The Quest for Other People’s MoneyPosted on Oct 13, 2011
We’ve raised the investor capital we need. That’s huge. Now we’re in the middle of the equipment loan process and that appears to be going well. We started by approaching big banks about an SBA loan. We’ve been told to select a bank that does a lot of loans with the SBA since they’re familiar with the process. It turns out that bankers get a fair number of calls from startup breweries. Several of the banks I contacted started off by firing off a list of questions about the team. Apparently they get a lot of home brewers with big dreams looking for money and it must not be a recipe for success based on what they’ve told me. They want a team that has been successful in business before and has good experience brewing in production. US Bank would not even send us the loan application before they’d had a chance to review our business plan.
There are a couple ways to go with business loans. Most large banks won’t lend to a startup without an SBA guarantee to cover their butts. Typically that involves a 7a or 504 SBA loan. In our case, our loan is to cover equipment which allows us to look at both options. If you need operating capital the 504 won’t work for you. Both loan types involve some pretty hefty up-front fees along with personal guarantees from all founding partners with over 20% ownership. Based on input we had from several bankers, we decided the 7a was probably the best way for us to go.
We were within just a couple days of submitting an SBA loan application when Josh and I ran into a local banker at a wedding. He’s the husband of our son’s preschool teacher and is a great guy. After a short conversation we decided to submit the loan to his bank. So far we feel that it’s been a great decision. Our banking relationship is much more personal than it would be otherwise and they’ve taken the time to get to know us and our business.
It started with sending the business plan and pro forma and was followed shortly thereafter with a face-to-face meeting. I walked into the meeting thinking it was an opportunity to explain our business. In reality it was an interview. There was a large degree of skepticism going in, but after about an hour of spanish inquisition style questioning, we all walked out of the room with everyone really excited about what we’re doing.

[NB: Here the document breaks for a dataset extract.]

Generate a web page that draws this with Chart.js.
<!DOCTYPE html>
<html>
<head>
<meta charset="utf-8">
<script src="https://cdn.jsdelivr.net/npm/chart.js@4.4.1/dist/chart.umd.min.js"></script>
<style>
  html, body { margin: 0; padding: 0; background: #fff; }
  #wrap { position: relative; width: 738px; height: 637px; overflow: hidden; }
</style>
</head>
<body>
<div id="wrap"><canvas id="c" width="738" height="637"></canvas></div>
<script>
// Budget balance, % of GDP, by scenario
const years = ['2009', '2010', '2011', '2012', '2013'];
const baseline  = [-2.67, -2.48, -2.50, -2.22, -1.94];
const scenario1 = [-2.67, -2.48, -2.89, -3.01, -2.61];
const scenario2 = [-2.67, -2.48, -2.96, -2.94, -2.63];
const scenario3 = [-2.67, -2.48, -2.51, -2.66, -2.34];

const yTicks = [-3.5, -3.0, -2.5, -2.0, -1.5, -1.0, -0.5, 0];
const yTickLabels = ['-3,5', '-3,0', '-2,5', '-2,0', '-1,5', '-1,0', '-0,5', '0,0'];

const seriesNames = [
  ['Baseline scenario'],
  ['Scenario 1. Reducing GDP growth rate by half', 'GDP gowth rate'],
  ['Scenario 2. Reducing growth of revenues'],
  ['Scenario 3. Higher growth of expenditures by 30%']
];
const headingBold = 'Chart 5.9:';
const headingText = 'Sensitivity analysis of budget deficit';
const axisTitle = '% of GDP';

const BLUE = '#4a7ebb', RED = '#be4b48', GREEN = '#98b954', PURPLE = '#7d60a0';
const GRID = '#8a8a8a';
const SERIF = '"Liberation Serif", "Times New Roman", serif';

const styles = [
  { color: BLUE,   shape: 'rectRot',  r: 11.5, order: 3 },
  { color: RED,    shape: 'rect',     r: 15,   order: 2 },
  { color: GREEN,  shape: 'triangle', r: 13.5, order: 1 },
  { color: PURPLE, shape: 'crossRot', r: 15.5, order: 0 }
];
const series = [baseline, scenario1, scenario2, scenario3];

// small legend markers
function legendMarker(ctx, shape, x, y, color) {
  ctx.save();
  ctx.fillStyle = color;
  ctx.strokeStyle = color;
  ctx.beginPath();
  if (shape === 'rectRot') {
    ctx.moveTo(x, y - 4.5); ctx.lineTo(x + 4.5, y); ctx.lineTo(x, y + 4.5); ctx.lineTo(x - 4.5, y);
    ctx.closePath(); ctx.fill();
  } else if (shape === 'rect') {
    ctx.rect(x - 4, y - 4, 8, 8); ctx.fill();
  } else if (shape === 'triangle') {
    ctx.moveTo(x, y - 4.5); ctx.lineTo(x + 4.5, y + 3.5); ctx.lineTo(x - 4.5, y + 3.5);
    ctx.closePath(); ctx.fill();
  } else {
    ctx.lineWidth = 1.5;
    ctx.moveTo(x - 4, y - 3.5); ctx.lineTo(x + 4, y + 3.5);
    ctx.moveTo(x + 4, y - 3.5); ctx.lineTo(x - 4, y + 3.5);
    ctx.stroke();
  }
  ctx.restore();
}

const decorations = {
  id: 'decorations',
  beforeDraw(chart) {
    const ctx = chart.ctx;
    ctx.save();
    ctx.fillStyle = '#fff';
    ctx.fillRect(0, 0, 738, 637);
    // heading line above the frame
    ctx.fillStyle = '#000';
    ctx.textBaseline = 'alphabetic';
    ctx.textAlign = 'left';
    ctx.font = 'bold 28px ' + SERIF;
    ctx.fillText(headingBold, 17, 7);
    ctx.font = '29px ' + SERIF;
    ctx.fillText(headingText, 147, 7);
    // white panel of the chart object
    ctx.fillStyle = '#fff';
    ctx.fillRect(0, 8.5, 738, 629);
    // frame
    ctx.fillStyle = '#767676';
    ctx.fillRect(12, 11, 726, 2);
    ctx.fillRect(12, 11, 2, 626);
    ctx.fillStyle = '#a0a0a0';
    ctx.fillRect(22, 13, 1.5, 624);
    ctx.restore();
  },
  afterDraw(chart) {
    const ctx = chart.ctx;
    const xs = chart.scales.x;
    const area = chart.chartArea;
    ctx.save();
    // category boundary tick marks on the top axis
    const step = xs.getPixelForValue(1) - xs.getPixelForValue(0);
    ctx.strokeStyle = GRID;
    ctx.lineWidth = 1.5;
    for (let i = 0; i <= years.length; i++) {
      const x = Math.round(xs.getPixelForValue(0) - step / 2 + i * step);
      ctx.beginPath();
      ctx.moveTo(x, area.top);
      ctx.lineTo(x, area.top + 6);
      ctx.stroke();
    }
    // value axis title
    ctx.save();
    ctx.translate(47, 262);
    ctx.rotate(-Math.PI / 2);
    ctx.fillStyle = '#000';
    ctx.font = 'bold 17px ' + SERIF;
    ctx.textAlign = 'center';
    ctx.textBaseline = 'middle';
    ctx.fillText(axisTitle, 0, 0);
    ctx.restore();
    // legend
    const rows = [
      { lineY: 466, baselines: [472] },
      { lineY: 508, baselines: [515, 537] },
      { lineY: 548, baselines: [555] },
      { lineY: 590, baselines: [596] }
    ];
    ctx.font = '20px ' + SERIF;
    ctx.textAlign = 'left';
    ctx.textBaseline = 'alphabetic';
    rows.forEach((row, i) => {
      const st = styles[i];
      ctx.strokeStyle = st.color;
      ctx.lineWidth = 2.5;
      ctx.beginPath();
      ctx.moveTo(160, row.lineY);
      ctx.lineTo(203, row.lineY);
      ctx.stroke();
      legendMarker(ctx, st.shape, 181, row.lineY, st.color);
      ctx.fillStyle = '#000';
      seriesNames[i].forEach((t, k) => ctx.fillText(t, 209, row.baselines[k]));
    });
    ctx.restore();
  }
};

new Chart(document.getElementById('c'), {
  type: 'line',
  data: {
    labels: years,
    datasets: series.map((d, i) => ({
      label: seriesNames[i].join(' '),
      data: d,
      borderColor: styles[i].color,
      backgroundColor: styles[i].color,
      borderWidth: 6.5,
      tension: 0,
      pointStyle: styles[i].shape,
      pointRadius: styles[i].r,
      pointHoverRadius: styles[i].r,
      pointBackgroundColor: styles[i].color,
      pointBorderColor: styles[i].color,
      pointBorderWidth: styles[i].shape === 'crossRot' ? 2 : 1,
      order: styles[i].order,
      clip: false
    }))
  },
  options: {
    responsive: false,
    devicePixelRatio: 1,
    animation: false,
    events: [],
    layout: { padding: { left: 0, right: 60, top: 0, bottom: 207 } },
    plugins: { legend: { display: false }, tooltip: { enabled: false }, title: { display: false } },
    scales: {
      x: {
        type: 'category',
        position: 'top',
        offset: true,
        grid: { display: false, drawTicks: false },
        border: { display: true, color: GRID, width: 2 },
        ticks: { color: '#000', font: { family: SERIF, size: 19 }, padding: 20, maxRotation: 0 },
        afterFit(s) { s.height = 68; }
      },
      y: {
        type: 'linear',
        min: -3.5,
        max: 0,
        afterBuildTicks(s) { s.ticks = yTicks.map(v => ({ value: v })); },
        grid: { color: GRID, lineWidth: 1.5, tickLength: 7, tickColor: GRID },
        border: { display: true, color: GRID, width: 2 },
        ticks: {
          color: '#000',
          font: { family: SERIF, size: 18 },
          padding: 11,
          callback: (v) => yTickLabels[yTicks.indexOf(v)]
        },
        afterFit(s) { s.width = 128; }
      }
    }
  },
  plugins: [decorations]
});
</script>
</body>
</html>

We had put together a detailed financial model of the business with all kinds of assumptions and detail behind it. The bank had never seen something so detailed before, or a business plan at that level. We didn’t do it for the bank, but really did it to understand the sensitivity of the business to different variables that we may encounter along the way. That said, it was a very valuable tool to get the bank excited and confident about what we’re doing.

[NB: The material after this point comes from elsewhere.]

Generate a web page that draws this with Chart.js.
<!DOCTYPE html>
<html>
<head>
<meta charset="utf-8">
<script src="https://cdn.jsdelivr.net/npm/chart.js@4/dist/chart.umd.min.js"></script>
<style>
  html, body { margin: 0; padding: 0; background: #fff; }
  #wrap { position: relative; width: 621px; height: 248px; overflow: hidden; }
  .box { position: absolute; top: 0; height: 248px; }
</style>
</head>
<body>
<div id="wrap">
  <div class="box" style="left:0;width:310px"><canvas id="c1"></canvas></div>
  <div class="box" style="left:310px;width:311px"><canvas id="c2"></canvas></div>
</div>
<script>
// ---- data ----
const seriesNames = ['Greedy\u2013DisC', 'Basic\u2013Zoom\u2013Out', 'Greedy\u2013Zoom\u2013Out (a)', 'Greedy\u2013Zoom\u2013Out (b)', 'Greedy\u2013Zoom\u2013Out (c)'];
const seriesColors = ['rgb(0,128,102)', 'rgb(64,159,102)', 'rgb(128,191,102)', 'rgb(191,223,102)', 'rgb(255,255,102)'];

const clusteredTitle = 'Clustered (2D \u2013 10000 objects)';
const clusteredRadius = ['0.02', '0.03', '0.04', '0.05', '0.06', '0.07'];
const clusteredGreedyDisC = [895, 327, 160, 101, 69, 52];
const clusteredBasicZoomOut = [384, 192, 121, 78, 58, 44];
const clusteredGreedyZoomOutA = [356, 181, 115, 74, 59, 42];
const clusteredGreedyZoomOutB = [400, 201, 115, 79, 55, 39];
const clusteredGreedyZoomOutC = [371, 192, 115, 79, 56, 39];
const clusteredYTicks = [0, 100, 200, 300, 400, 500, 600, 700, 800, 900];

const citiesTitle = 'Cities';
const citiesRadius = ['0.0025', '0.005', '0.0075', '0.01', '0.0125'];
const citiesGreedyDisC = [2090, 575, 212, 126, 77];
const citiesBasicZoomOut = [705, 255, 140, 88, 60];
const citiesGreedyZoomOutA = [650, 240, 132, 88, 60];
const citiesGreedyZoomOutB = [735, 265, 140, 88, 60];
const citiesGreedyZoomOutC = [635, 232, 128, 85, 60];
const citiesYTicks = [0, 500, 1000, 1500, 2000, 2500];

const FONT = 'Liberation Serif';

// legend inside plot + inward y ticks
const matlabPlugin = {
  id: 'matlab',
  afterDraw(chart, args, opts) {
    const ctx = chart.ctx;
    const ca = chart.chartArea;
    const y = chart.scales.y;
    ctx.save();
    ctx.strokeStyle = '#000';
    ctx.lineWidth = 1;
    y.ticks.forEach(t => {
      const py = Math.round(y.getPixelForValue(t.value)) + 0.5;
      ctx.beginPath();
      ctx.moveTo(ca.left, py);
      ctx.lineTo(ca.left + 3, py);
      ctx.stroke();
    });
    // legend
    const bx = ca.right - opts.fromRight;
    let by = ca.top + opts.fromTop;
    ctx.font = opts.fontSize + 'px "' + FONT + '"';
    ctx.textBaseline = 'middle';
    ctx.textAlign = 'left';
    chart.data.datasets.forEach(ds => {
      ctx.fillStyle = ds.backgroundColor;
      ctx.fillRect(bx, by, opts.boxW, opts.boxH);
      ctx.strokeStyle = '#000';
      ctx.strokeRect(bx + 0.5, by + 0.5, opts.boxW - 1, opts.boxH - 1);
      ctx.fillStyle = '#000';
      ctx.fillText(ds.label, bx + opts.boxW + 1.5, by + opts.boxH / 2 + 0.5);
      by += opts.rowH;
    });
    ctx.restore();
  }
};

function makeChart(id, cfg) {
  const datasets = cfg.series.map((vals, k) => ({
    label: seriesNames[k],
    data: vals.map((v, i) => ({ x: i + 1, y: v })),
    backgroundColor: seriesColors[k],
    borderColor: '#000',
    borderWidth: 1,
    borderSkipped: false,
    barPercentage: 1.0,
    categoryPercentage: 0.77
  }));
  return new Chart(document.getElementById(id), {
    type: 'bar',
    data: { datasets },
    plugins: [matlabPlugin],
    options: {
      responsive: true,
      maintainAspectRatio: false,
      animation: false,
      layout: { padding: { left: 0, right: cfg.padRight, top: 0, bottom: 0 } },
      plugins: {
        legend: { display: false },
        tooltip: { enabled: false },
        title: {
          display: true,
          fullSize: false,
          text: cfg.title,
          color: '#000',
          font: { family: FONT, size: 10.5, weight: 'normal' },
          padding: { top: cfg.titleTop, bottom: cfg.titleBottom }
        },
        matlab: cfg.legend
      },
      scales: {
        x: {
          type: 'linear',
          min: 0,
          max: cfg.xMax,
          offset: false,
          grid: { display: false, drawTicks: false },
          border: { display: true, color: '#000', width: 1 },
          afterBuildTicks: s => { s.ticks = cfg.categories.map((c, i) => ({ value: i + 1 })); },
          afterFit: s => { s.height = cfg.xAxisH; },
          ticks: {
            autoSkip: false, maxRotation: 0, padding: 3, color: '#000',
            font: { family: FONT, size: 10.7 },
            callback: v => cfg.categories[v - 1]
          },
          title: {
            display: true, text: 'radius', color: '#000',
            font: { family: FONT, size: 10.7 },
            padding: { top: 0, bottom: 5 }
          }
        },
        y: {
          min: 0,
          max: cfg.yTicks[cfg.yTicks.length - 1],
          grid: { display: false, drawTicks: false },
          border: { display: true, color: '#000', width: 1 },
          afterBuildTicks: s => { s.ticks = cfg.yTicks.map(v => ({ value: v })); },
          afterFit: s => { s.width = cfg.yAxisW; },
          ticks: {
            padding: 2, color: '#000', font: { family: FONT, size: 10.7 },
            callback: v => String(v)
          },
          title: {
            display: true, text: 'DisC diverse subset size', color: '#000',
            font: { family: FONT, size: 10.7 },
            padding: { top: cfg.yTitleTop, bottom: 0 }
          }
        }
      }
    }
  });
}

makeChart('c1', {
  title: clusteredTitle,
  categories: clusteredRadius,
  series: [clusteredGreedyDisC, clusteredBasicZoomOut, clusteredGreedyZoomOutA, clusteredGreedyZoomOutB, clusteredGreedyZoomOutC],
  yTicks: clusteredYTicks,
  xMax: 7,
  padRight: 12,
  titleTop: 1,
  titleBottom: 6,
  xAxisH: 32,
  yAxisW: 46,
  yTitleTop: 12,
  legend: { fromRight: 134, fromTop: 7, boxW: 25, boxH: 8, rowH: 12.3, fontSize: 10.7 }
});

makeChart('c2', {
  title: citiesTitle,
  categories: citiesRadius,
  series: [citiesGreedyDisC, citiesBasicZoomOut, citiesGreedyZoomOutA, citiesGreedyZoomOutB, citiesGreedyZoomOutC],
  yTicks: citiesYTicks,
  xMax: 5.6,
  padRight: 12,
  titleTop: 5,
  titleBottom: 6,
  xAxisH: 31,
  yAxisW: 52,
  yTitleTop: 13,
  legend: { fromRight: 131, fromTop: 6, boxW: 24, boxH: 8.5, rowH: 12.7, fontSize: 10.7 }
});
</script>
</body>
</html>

It looks like we’re going to get around needing an SBA loan and just get a regular commercial loan. That means lower fees and less red tape. Plus the bank is actually really pleasant to deal with and really cares about our business. We’ll be dealing locally with our banking from now on.
We decided on the loan amount based on the level of risk we were willing to assume if the business were to fail. With personal guarantees, you are on the hook for whatever is left on the loan after the equipment is liquidated. We picked the number we were comfortable with and here we are. God forbid that ever happens, but we’re ready for it if it does.